Nadie se fija en estas cifras si no le llevan la cuenta de la angustia. Estos números nunca pasan del segundo plano al primero, jamás van del paisaje al estómago, si no nos involucran, si no nos implican. Pero aquí están, por si acaso, los indicadores de la jornada: el dólar baja a $ 3.750,00, se espera que el tiempo de hoy llegue a los 19 ºC con tormentas dispersas y se reportan 610 colombianos muertos con covid a 610 familias desoladas. Y no hay que ser un hastiado crítico del Gobierno para agregar que, luego de quince meses de geles, tapabocas, puñitos y Prevención y acción, nuestras malas estadísticas de la peste compiten con las de países enormes, la vacunación va al paso de la mediocridad justo cuando la reapertura va al ritmo de los negocios, y “las autoridades” entre comillas no solo se encogen de hombros, “sálvese quien pueda”, sino que, cada vez más lejos de la ciencia, osan echarle la culpa del desastre a las protestas.

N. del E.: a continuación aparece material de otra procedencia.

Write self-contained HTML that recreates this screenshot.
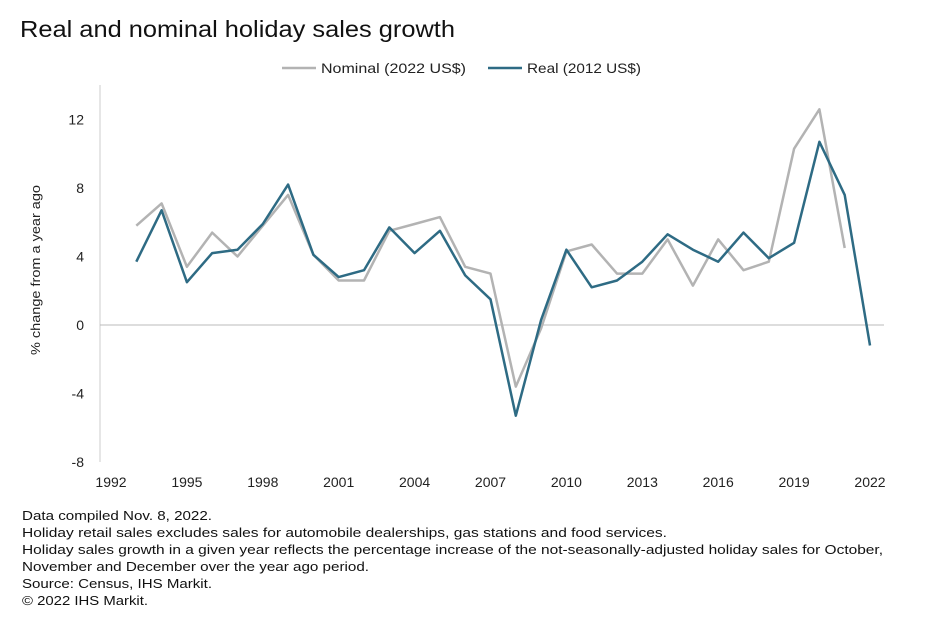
<!DOCTYPE html>
<html><head><meta charset="utf-8"><style>
body{margin:0;background:#fff;font-family:"Liberation Sans",sans-serif;}
svg text{font-family:"Liberation Sans",sans-serif;}
</style></head><body>
<svg id="chart" width="926" height="628">
<text x="20" y="37" font-size="23" fill="#111" textLength="435" lengthAdjust="spacingAndGlyphs">Real and nominal holiday sales growth</text>
<g>
<line x1="282" y1="68" x2="316" y2="68" stroke="#b3b3b3" stroke-width="2.5"/>
<text x="321" y="73" font-size="14" fill="#222" textLength="145" lengthAdjust="spacingAndGlyphs">Nominal (2022 US$)</text>
<line x1="488" y1="68" x2="522" y2="68" stroke="#2e6b84" stroke-width="2.5"/>
<text x="527" y="73" font-size="14" fill="#222" textLength="114" lengthAdjust="spacingAndGlyphs">Real (2012 US$)</text>
</g>
<line x1="100" y1="85" x2="100" y2="462" stroke="#ccc"/>
<text transform="translate(40,270) rotate(-90)" text-anchor="middle" font-size="13" fill="#222" textLength="170" lengthAdjust="spacingAndGlyphs">% change from a year ago</text>
<g id="yt"></g><g id="xt"></g><g id="lines"></g>
<g font-size="13" fill="#111">
<text x="22" y="520" textLength="190" lengthAdjust="spacingAndGlyphs">Data compiled Nov. 8, 2022.</text>
<text x="22" y="537" textLength="645" lengthAdjust="spacingAndGlyphs">Holiday retail sales excludes sales for automobile dealerships, gas stations and food services.</text>
<text x="22" y="554" textLength="861" lengthAdjust="spacingAndGlyphs">Holiday sales growth in a given year reflects the percentage increase of the not-seasonally-adjusted holiday sales for October,</text>
<text x="22" y="571" textLength="347" lengthAdjust="spacingAndGlyphs">November and December over the year ago period.</text>
<text x="22" y="588" textLength="190" lengthAdjust="spacingAndGlyphs">Source: Census, IHS Markit.</text>
<text x="22" y="605" textLength="126" lengthAdjust="spacingAndGlyphs">© 2022 IHS Markit.</text>
</g>
</svg>
<script>
const years=[1993,1994,1995,1996,1997,1998,1999,2000,2001,2002,2003,2004,2005,2006,2007,2008,2009,2010,2011,2012,2013,2014,2015,2016,2017,2018,2019,2020,2021,2022];
const nominal=[5.8,7.1,3.4,5.4,4.0,5.8,7.6,4.1,2.6,2.6,5.5,5.9,6.3,3.4,3.0,-3.6,-0.2,4.3,4.7,3.0,3.0,5.0,2.3,5.0,3.2,3.7,10.3,12.6,4.5,null];
const real=[3.7,6.7,2.5,4.2,4.4,5.9,8.2,4.1,2.8,3.2,5.7,4.2,5.5,2.9,1.5,-5.3,0.3,4.4,2.2,2.6,3.7,5.3,4.4,3.7,5.4,3.9,4.8,10.7,7.6,-1.2];
const yTicks=[12,8,4,0,-4,-8];
const xTicks=[1992,1995,1998,2001,2004,2007,2010,2013,2016,2019,2022];
const NS='http://www.w3.org/2000/svg';
const x=v=>111+(v-1992)*25.3;
const y=v=>325-v*17.12;
function mk(t,a,p){const e=document.createElementNS(NS,t);for(const k in a)e.setAttribute(k,a[k]);p.appendChild(e);return e;}
const yt=document.getElementById('yt'),xt=document.getElementById('xt'),lg=document.getElementById('lines');
yTicks.forEach(v=>{const t=mk('text',{x:84,y:y(v)+5,'text-anchor':'end','font-size':14,fill:'#222'},yt);t.textContent=v;

});
xTicks.forEach(v=>{const t=mk('text',{x:x(v),y:487,'text-anchor':'middle','font-size':14,fill:'#222'},xt);t.textContent=v;

});
const z=mk('line',{x1:100,x2:884,y1:y(0),y2:y(0),stroke:'#bbb'},lg);


function path(arr){let d='',pen=false;arr.forEach((v,i)=>{if(v==null){pen=false;return;}d+=(pen?'L':'M')+x(years[i]).toFixed(1)+','+y(v).toFixed(1);pen=true;});return d;}
const pn=mk('path',{d:path(nominal),fill:'none',stroke:'#b3b3b3','stroke-width':2.5,'stroke-linejoin':'round'},lg);


const pr=mk('path',{d:path(real),fill:'none',stroke:'#2e6b84','stroke-width':2.5,'stroke-linejoin':'round'},lg);


</script>
</body></html>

Pregúnteles a nuestros médicos, abandonados a sus suertes, endeudados e insomnes, cómo se han sentido en estos sanatorios espeluznantes con el 300 % de ocupación, qué pasa cuando no alcanzan los respiradores ni hay suficientes especialistas para operarlos, por qué no se previó la gravísima escasez de sedantes y analgésicos y oxígeno que ha sido un hecho, y cuántas veces al día piensan en retirarse de la profesión con la vocación maltrecha porque –en el pico del pico de la pandemia– solo les queda aplicarles el “protocolo ético de fin de vida” a los pacientes que se van apilando en las ucis: “La muerte desgasta por más que estemos acostumbrados”, le dijo a EL TIEMPO el doctor Parra Mancipe, del hospital de El Tunal, al principio de este mes, pero eso mismo me repetía el intensivista Óscar Pastrana hace un poco más de un año.
Pastrana, que según Medicina Legal murió en diciembre por “uso excesivo del fentanilo”, andaba embrujado por sus experiencias con las almas de los cuerpos, repetía que el virus había invadido el país para describir un sistema de salud hecho de corajes e improvisaciones, y denunciaba a mil por hora esos negocios sórdidos con fachadas de clínicas a los que van a dar tantos colombianos que prefieren curar que prevenir, pero sobre todo quería que su historia –que conté en otra columna– demostrara que la muerte se ha reducido a “indicador de hoy” acá en Colombia. Quizás sea el déficit de atención de una sociedad traumatizada. Tal vez sea la negación propia de un país paranoico, desdoblado, que teme enloquecer del todo cuando comprenda las cifras de su horror. Pero aquí se repite “van 106.544 muertos por covid” como si no hubiera alternativa.
Y, a no ser que sigamos anhelando la debacle, tendrá de llegar el día en el cual la respuesta a todos nuestros interrogantes no sea “es que estamos en Colombia”.
Una vez más la solución es uno mismo: la ciudadanía. Hay que criticar sin treguas a los supuestos protagonistas de nuestra política, peritos en campañas presidenciales que no tienen la menor idea de gobernar, duques que ponen entre comillas este estallido social, pero también hay que fijarse en los líderes que en todos los rincones de todas las regiones están transformando el país de la caridad por el país de la solidaridad. Sufrí los trancones de siempre la tarde en la que me pusieron la primera dosis de la vacuna –yo, por estos días de obituarios de gente cercana, no pongo afuera ni el pie izquierdo, pero fui a un puesto de salud el segundo día que podía ir alguien de 45 años porque tengo una esposa, un par de hijos, una mamá y una novela que va por la mitad– y me pareció evidente que aún dependemos de creer en vacunaciones, aforos, tapabocas, teletrabajos e igualdades, pero todavía estamos en Colombia.